Wij komen er zonder 100 procent structurele gelijkwaardige hulp van Nederland niet uit. Wij koersen af op grote werkloosheid, toenemende criminaliteit en een exodus van Curaçaoënaars naar Nederland. Daarnaast komen toekomstige ouderdoms- en pensioenuitkeringen ernstig in gevaar en krijgen wij een slechtere gezondheidszorg, omdat de premies niet meer zijn op te hoesten.

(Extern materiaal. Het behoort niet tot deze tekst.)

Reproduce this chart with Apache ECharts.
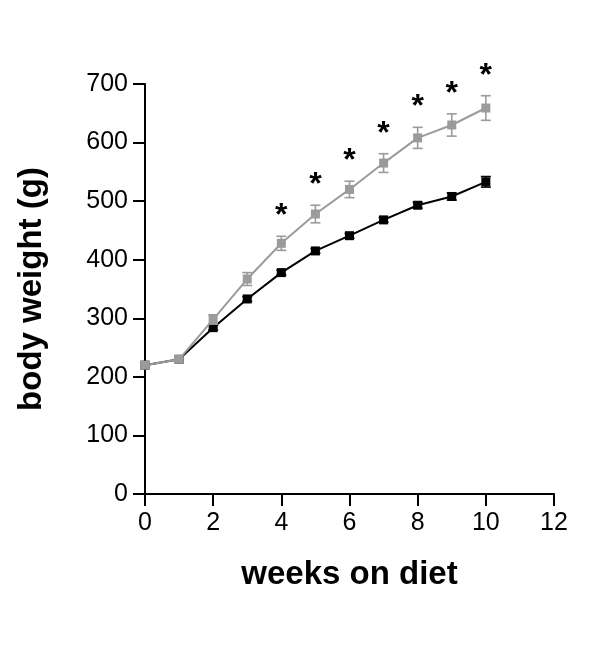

En mochten wij er dan economisch/financieel over een aantal jaren met Nederlandse hulp toch uit zijn, dan kunnen wij erop wachten dat wij weer in hetzelfde stramien als de laatste tien jaar vervallen.
Wij moeten concluderen dat Curaçao jammer genoeg geen zelfstandig bestaansrecht meer heeft, maar in deze veranderlijke moeilijke tijden geeft dat toch ook niet. Wij moeten hierover heenstappen. Het verleden achter ons laten. Er zullen machten, instanties zijn die helemaal geen bemoeienis van Nederland willen, die hun eigen beleid willen blijven bepalen, maar wij moeten als volk over deze machten heen stappen en via een snel te houden referendum onderzoeken of de meerderheid van de inwoners Curaçao als een gemeente/provincie van Nederland willen zien, zodat wij als een volk er alleen maar op vooruit zullen gaan.
De auteur, Enrico van der Meij, is partner/fiscalist van een belastingadvieskantoor op Curaçao.